I’ve also been thinking of the failure modes of this whole argument since yesterday, and I think a crucial point is that different abilities of GPT will have different coherent timescales, and some abilities I expect to never get incoherent. For instance, probably grammar will never falter for GPT4 and beyond no matter the sequence length. Because the internet contains enough small grammar deviations followed by correct text that the model can learn to correct them and ignore small mistakes. Importantly, because basically all grammar mistakes exist in the dataset, GPT is unlikely to make a mistake that humans have never made and get itself surprised by an “inhuman mistake”.
(If we get unlucky there might be a sequence of abilities, each of which enables the efficient learning of the next, once the coherent timescale gets to infinity. Maybe you can’t learn arithmetic until you’ve learned to eternally generate correct grammar, etc.)
In particular, the Lecun Argument predicts that the regions of language where GPT will have the most trouble will be those regions where “thinking is not done in public”, because those will contain very few examples of how to correct perturbations. So maybe it can generate unending coherent unedited forum posts, but scientific papers should be very significantly harder.
I don’t care if the agent is “really doing the thing himself” or not. I care that the end result is the overall system imitating the expert. Of course my extreme example is in some sense not useful, I’m saying “the expert is already building the agent you want, so you can imitate it to build the agent you want”. The point of the example is showing a simple crisp way the proof fails.

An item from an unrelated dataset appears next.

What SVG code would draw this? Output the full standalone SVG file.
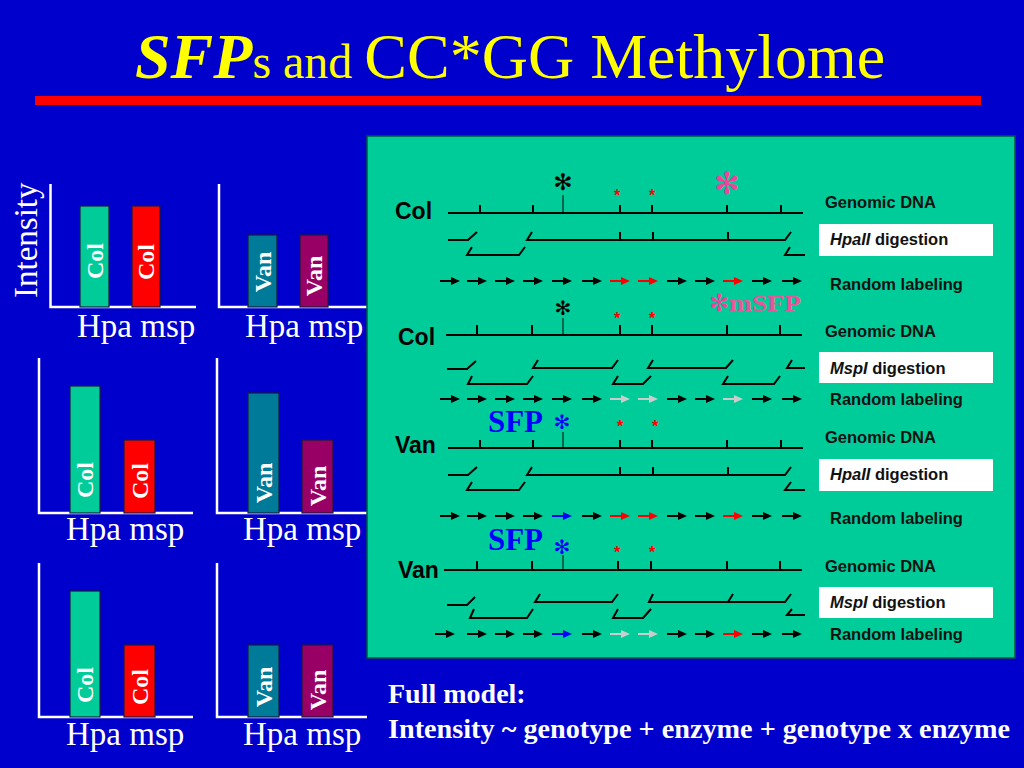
<svg xmlns="http://www.w3.org/2000/svg" xmlns:xlink="http://www.w3.org/1999/xlink" width="1024" height="768" viewBox="0 0 1024 768">
<style>
.ax{stroke:#ffffff;stroke-width:2.5;fill:none}
.bar{stroke:#1a1a3a;stroke-width:1.2}
.bl{font-family:"Liberation Serif",serif;font-weight:bold;font-size:24px;fill:#ffffff;text-anchor:middle}
.hm{font-family:"Liberation Serif",serif;font-size:33px;fill:#ffffff}
.dna{stroke:#000;stroke-width:2;fill:none}
.thin{stroke:#000;stroke-width:1;fill:none}
.lab{font-family:"Liberation Sans",sans-serif;font-weight:bold;font-size:16.5px;fill:#111}
.gl{font-family:"Liberation Sans",sans-serif;font-weight:bold;font-size:23px;fill:#000}
.sfp{font-family:"Liberation Serif",serif;font-weight:bold;font-size:32px;fill:#0000ff}
.ast{font-family:"DejaVu Sans",sans-serif;text-anchor:middle;dominant-baseline:central}
.rs{font-family:"Liberation Sans",sans-serif;font-weight:bold;font-size:16px;fill:#ff0000;text-anchor:middle}
.k{color:#000}.r{color:#ff0000}.g{color:#cccccc}.b{color:#0000ff}
</style>
<defs>
<g id="arrow"><line x1="0" y1="0" x2="13" y2="0" stroke="currentColor" stroke-width="2"/><polygon points="11,-4 20,0 11,4" fill="currentColor"/></g>
</defs>
<rect x="0" y="0" width="1024" height="768" fill="#0000cc"/>

<g id="title">
<text x="135" y="78" font-family="'Liberation Serif',serif" font-size="64" fill="#ffff00"><tspan font-weight="bold" font-style="italic">SFP</tspan><tspan font-size="48">s and </tspan><tspan>CC*GG Methylome</tspan></text>
<rect x="35" y="96" width="946" height="9" fill="#ff0000"/>
</g>

<g id="chart-r1c1">
<text class="hm" transform="translate(37,298) rotate(-90)" font-size="32">Intensity</text>
<path class="ax" d="M50.5 184 V307 H196"/>
<rect class="bar" x="80" y="206" width="29" height="101" fill="#00cc99"/>
<rect class="bar" x="132" y="206" width="28" height="101" fill="#ff0000"/>
<text class="bl" transform="translate(102.5,261) rotate(-90)">Col</text>
<text class="bl" transform="translate(154,262) rotate(-90)">Col</text>
<text class="hm" x="77" y="337">Hpa msp</text>
</g>
<g id="chart-r1c2">
<path class="ax" d="M219 184 V307 H367"/>
<rect class="bar" x="248" y="235" width="29" height="72" fill="#007a99"/>
<rect class="bar" x="300" y="235" width="28" height="72" fill="#990066"/>
<text class="bl" transform="translate(270.5,272) rotate(-90)">Van</text>
<text class="bl" transform="translate(322,276) rotate(-90)">Van</text>
<text class="hm" x="245" y="337">Hpa msp</text>
</g>
<g id="chart-r2c1">
<path class="ax" d="M39 358 V513 H193"/>
<rect class="bar" x="70" y="386" width="30" height="127" fill="#00cc99"/>
<rect class="bar" x="124" y="440" width="31" height="73" fill="#ff0000"/>
<text class="bl" transform="translate(93,480) rotate(-90)">Col</text>
<text class="bl" transform="translate(147.5,481) rotate(-90)">Col</text>
<text class="hm" x="66" y="540">Hpa msp</text>
</g>
<g id="chart-r2c2">
<path class="ax" d="M217 358 V513 H367"/>
<rect class="bar" x="248" y="393" width="31" height="120" fill="#007a99"/>
<rect class="bar" x="302" y="440" width="31" height="73" fill="#990066"/>
<text class="bl" transform="translate(271.5,483) rotate(-90)">Van</text>
<text class="bl" transform="translate(325.5,486) rotate(-90)">Van</text>
<text class="hm" x="243" y="540">Hpa msp</text>
</g>
<g id="chart-r3c1">
<path class="ax" d="M39 563 V717 H193"/>
<rect class="bar" x="70" y="591" width="30" height="126" fill="#00cc99"/>
<rect class="bar" x="124" y="645" width="31" height="72" fill="#ff0000"/>
<text class="bl" transform="translate(93,685) rotate(-90)">Col</text>
<text class="bl" transform="translate(147.5,687) rotate(-90)">Col</text>
<text class="hm" x="66" y="745">Hpa msp</text>
</g>
<g id="chart-r3c2">
<path class="ax" d="M217 563 V717 H367"/>
<rect class="bar" x="248" y="645" width="31" height="72" fill="#007a99"/>
<rect class="bar" x="302" y="645" width="31" height="72" fill="#990066"/>
<text class="bl" transform="translate(271.5,687) rotate(-90)">Van</text>
<text class="bl" transform="translate(325.5,690) rotate(-90)">Van</text>
<text class="hm" x="243" y="745">Hpa msp</text>
</g>

<g id="panel">
<rect x="367" y="136" width="648" height="522" fill="#00cc99" stroke="#005544" stroke-width="1.5"/>
</g>

<g id="row-col-hpa">
<text class="gl" x="395" y="219">Col</text>
<path class="dna" d="M448 213 H803 M480 205 V213 M533 205 V213 M620 205 V213 M652 205 V213 M727 205 V213 M781 205 V213"/>
<path class="thin" d="M563 195 V213"/>
<text class="ast" x="563" y="182" font-size="23" fill="#000">✻</text>
<text class="rs" x="617" y="201">*</text>
<text class="rs" x="652" y="201">*</text>
<text class="ast" x="727" y="183" font-size="31" fill="#ee4499">✻</text>
<path class="dna" d="M448 240 H468 L477 232 M472 247 L467 255 H519 L525 247 M532 232 L527 240 H785 L791 232 M620 232 V240 M653 232 V240 M728 232 V240 M790 247 L785 255 H805"/>
<use xlink:href="#arrow" x="440" y="281" class="k"/>
<use xlink:href="#arrow" x="467" y="281" class="k"/>
<use xlink:href="#arrow" x="495" y="281" class="k"/>
<use xlink:href="#arrow" x="523" y="281" class="k"/>
<use xlink:href="#arrow" x="552" y="281" class="k"/>
<use xlink:href="#arrow" x="582" y="281" class="k"/>
<use xlink:href="#arrow" x="610" y="281" class="r"/>
<use xlink:href="#arrow" x="638" y="281" class="r"/>
<use xlink:href="#arrow" x="667" y="281" class="k"/>
<use xlink:href="#arrow" x="695" y="281" class="k"/>
<use xlink:href="#arrow" x="723" y="281" class="r"/>
<use xlink:href="#arrow" x="752" y="281" class="k"/>
<use xlink:href="#arrow" x="782" y="281" class="k"/>
<text class="lab" x="825" y="208">Genomic DNA</text>
<rect x="819" y="224" width="174" height="32" fill="#ffffff"/>
<text class="lab" x="830" y="245"><tspan font-style="italic">HpaII</tspan> digestion</text>
<text class="lab" x="830" y="290">Random labeling</text>
</g>

<g id="row-col-msp">
<text class="ast" x="719" y="303" font-size="24" fill="#ee4499">✻</text>
<text x="729" y="311" font-family="'Liberation Serif',serif" font-weight="bold" font-size="24" fill="#e8559a" textLength="72" lengthAdjust="spacingAndGlyphs">mSFP</text>
<text class="gl" x="398" y="345">Col</text>
<path class="dna" d="M446 335 H802 M477 325 V335 M532 325 V335 M620 325 V335 M652 325 V335 M727 325 V335 M780 325 V335"/>
<path class="thin" d="M563 318 V335"/>
<text class="ast" x="563" y="308" font-size="20" fill="#000">✻</text>
<text class="rs" x="617" y="324">*</text>
<text class="rs" x="652" y="324">*</text>
<path class="dna" d="M447 369 H467 L476 361 M472 376 L468 384 H527 L533 376 M538 360 L533 368 H612 L618 360 M618 376 L613 384 H643 L651 376 M653 360 L648 368 H726 L733 360 M728 376 L723 384 H774 L780 376 M792 360 L787 368 H805"/>
<use xlink:href="#arrow" x="440" y="399" class="k"/>
<use xlink:href="#arrow" x="467" y="399" class="k"/>
<use xlink:href="#arrow" x="495" y="399" class="k"/>
<use xlink:href="#arrow" x="523" y="399" class="k"/>
<use xlink:href="#arrow" x="552" y="399" class="k"/>
<use xlink:href="#arrow" x="582" y="399" class="k"/>
<use xlink:href="#arrow" x="610" y="399" class="g"/>
<use xlink:href="#arrow" x="638" y="399" class="g"/>
<use xlink:href="#arrow" x="667" y="399" class="k"/>
<use xlink:href="#arrow" x="695" y="399" class="k"/>
<use xlink:href="#arrow" x="723" y="399" class="g"/>
<use xlink:href="#arrow" x="752" y="399" class="k"/>
<use xlink:href="#arrow" x="782" y="399" class="k"/>
<text class="lab" x="825" y="337">Genomic DNA</text>
<rect x="819" y="352" width="174" height="31" fill="#ffffff"/>
<text class="lab" x="830" y="374"><tspan font-style="italic">MspI</tspan> digestion</text>
<text class="lab" x="830" y="405">Random labeling</text>
</g>

<g id="row-van-hpa">
<text class="sfp" x="488" y="432" textLength="55" lengthAdjust="spacingAndGlyphs">SFP</text>
<text class="gl" x="395" y="453">Van</text>
<path class="dna" d="M448 448 H803 M480 440 V448 M533 440 V448 M620 440 V448 M652 440 V448 M727 440 V448 M781 440 V448"/>
<path class="thin" d="M563 432 V448"/>
<text class="ast" x="562" y="422" font-size="20" fill="#0000ff">✻</text>
<text class="rs" x="620" y="432">*</text>
<text class="rs" x="655" y="432">*</text>
<path class="dna" d="M448 475 H468 L477 467 M472 482 L467 490 H519 L525 482 M532 467 L527 475 H785 L791 467 M620 467 V475 M653 467 V475 M728 467 V475 M791 482 L785 490 H805"/>
<use xlink:href="#arrow" x="440" y="516" class="k"/>
<use xlink:href="#arrow" x="467" y="516" class="k"/>
<use xlink:href="#arrow" x="495" y="516" class="k"/>
<use xlink:href="#arrow" x="523" y="516" class="k"/>
<use xlink:href="#arrow" x="552" y="516" class="b"/>
<use xlink:href="#arrow" x="582" y="516" class="k"/>
<use xlink:href="#arrow" x="610" y="516" class="r"/>
<use xlink:href="#arrow" x="638" y="516" class="r"/>
<use xlink:href="#arrow" x="667" y="516" class="k"/>
<use xlink:href="#arrow" x="695" y="516" class="k"/>
<use xlink:href="#arrow" x="723" y="516" class="r"/>
<use xlink:href="#arrow" x="752" y="516" class="k"/>
<use xlink:href="#arrow" x="782" y="516" class="k"/>
<text class="lab" x="825" y="443">Genomic DNA</text>
<rect x="819" y="459" width="174" height="32" fill="#ffffff"/>
<text class="lab" x="830" y="480"><tspan font-style="italic">HpaII</tspan> digestion</text>
<text class="lab" x="830" y="524">Random labeling</text>
</g>

<g id="row-van-msp">
<text class="sfp" x="488" y="550" textLength="55" lengthAdjust="spacingAndGlyphs">SFP</text>
<text class="gl" x="398" y="578">Van</text>
<path class="dna" d="M444 570 H802 M477 561 V570 M532 561 V570 M618 561 V570 M651 561 V570 M727 561 V570 M780 561 V570"/>
<path class="thin" d="M563 555 V570"/>
<text class="ast" x="562" y="547" font-size="20" fill="#0000ff">✻</text>
<text class="rs" x="617" y="558">*</text>
<text class="rs" x="652" y="558">*</text>
<path class="dna" d="M447 605 H467 L475 597 M474 609 L470 618 H527 L533 609 M540 594 L535 602 H612 L618 594 M618 609 L613 618 H643 L651 609 M653 594 L649 602 H785 L791 594 M728 602 L733 594 M792 609 L787 615 H805"/>
<use xlink:href="#arrow" x="435" y="634" class="k"/>
<use xlink:href="#arrow" x="467" y="634" class="k"/>
<use xlink:href="#arrow" x="495" y="634" class="k"/>
<use xlink:href="#arrow" x="523" y="634" class="k"/>
<use xlink:href="#arrow" x="552" y="634" class="b"/>
<use xlink:href="#arrow" x="582" y="634" class="k"/>
<use xlink:href="#arrow" x="610" y="634" class="g"/>
<use xlink:href="#arrow" x="638" y="634" class="g"/>
<use xlink:href="#arrow" x="667" y="634" class="k"/>
<use xlink:href="#arrow" x="695" y="634" class="k"/>
<use xlink:href="#arrow" x="723" y="634" class="r"/>
<use xlink:href="#arrow" x="752" y="634" class="k"/>
<use xlink:href="#arrow" x="782" y="634" class="k"/>
<text class="lab" x="825" y="572">Genomic DNA</text>
<rect x="819" y="587" width="174" height="31" fill="#ffffff"/>
<text class="lab" x="830" y="608"><tspan font-style="italic">MspI</tspan> digestion</text>
<text class="lab" x="830" y="640">Random labeling</text>
</g>

<g id="model">
<text x="388" y="703" font-family="'Liberation Serif',serif" font-weight="bold" font-size="28" fill="#ffffff">Full model:</text>
<text x="388" y="738" font-family="'Liberation Serif',serif" font-weight="bold" font-size="28" fill="#ffffff" textLength="622" lengthAdjust="spacingAndGlyphs">Intensity ~ genotype + enzyme + genotype x enzyme</text>
</g>
</svg>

So yeah then I don’t know how to clearly move from the very hypothetical counterexample to something less hypothetical. To start, I can have the agent “do the work himself” by having the expert run the machine it defined with its own cognition. This is in principle possible in the autoregressive paradigm, since if you consider the stepping function as the agent, it’s fed its previous output. However there’s some contrivance in having the expert define the machine in the initial sequence, and then running it, in such a way that the learner gets both the definition and the running part from imitation. I don’t have a clear picture in my mind. And next I’d have to transfer somehow the intuition to the domain of human language.
I agree overall with the rest of your analysis, in particular thinking about this in term of threshold coherence lengths. If somehow the learner needs to infer the expert Turing machine from the actions, the relevant point is indeed how long is the specification of such machine.